Source material:
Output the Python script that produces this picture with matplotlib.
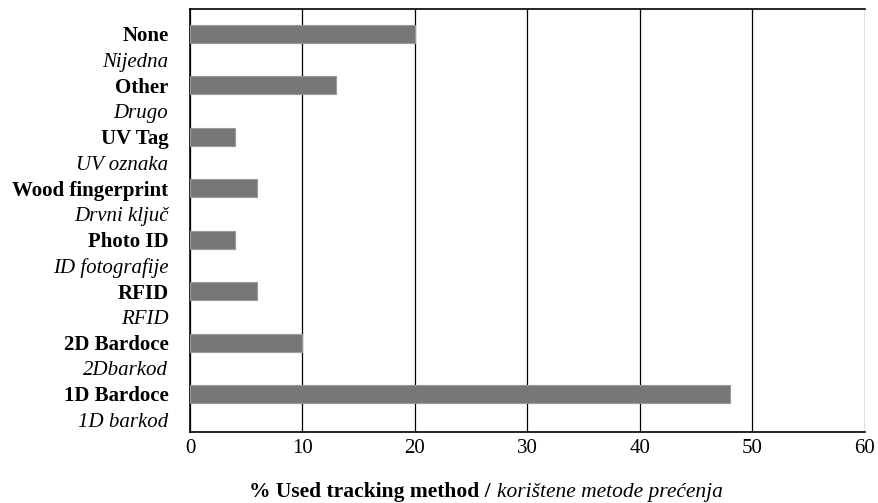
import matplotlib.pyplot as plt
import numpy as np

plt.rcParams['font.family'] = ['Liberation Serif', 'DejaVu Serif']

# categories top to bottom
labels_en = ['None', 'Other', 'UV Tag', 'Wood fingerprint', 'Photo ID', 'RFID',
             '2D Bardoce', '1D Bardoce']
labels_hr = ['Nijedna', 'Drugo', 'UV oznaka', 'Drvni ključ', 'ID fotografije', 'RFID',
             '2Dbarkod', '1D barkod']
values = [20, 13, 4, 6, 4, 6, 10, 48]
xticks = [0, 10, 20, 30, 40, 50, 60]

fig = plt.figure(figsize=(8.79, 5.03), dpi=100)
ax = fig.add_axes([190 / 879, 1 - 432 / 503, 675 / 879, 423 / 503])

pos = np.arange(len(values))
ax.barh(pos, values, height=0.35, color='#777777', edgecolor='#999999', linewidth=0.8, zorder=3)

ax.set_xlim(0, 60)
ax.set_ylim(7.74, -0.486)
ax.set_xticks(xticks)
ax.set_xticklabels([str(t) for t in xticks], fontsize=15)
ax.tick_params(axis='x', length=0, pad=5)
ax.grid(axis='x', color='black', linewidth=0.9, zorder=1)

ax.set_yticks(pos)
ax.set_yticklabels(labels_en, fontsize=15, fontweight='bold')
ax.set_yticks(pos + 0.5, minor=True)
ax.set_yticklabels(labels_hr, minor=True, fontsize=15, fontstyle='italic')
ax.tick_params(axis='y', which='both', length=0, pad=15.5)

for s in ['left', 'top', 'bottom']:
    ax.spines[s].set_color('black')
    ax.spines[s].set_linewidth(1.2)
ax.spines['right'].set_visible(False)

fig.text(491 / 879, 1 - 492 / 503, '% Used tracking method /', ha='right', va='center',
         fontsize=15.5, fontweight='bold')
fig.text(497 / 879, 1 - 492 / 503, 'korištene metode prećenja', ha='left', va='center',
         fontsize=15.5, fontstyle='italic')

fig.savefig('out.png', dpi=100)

Aim of the task: Copy the listing in full and without alteration, omitting every picture.

Output of the exercise:
Output the Python script that produces this picture with matplotlib.
import matplotlib.pyplot as plt
import numpy as np

plt.rcParams['font.family'] = ['Liberation Serif', 'DejaVu Serif']

# categories top to bottom
labels_en = ['None', 'Other', 'UV Tag', 'Wood fingerprint', 'Photo ID', 'RFID',
             '2D Bardoce', '1D Bardoce']
labels_hr = ['Nijedna', 'Drugo', 'UV oznaka', 'Drvni ključ', 'ID fotografije', 'RFID',
             '2Dbarkod', '1D barkod']
values = [20, 13, 4, 6, 4, 6, 10, 48]
xticks = [0, 10, 20, 30, 40, 50, 60]

fig = plt.figure(figsize=(8.79, 5.03), dpi=100)
ax = fig.add_axes([190 / 879, 1 - 432 / 503, 675 / 879, 423 / 503])

pos = np.arange(len(values))
ax.barh(pos, values, height=0.35, color='#777777', edgecolor='#999999', linewidth=0.8, zorder=3)

ax.set_xlim(0, 60)
ax.set_ylim(7.74, -0.486)
ax.set_xticks(xticks)
ax.set_xticklabels([str(t) for t in xticks], fontsize=15)
ax.tick_params(axis='x', length=0, pad=5)
ax.grid(axis='x', color='black', linewidth=0.9, zorder=1)

ax.set_yticks(pos)
ax.set_yticklabels(labels_en, fontsize=15, fontweight='bold')
ax.set_yticks(pos + 0.5, minor=True)
ax.set_yticklabels(labels_hr, minor=True, fontsize=15, fontstyle='italic')
ax.tick_params(axis='y', which='both', length=0, pad=15.5)

for s in ['left', 'top', 'bottom']:
    ax.spines[s].set_color('black')
    ax.spines[s].set_linewidth(1.2)
ax.spines['right'].set_visible(False)

fig.text(491 / 879, 1 - 492 / 503, '% Used tracking method /', ha='right', va='center',
         fontsize=15.5, fontweight='bold')
fig.text(497 / 879, 1 - 492 / 503, 'korištene metode prećenja', ha='left', va='center',
         fontsize=15.5, fontstyle='italic')

fig.savefig('out.png', dpi=100)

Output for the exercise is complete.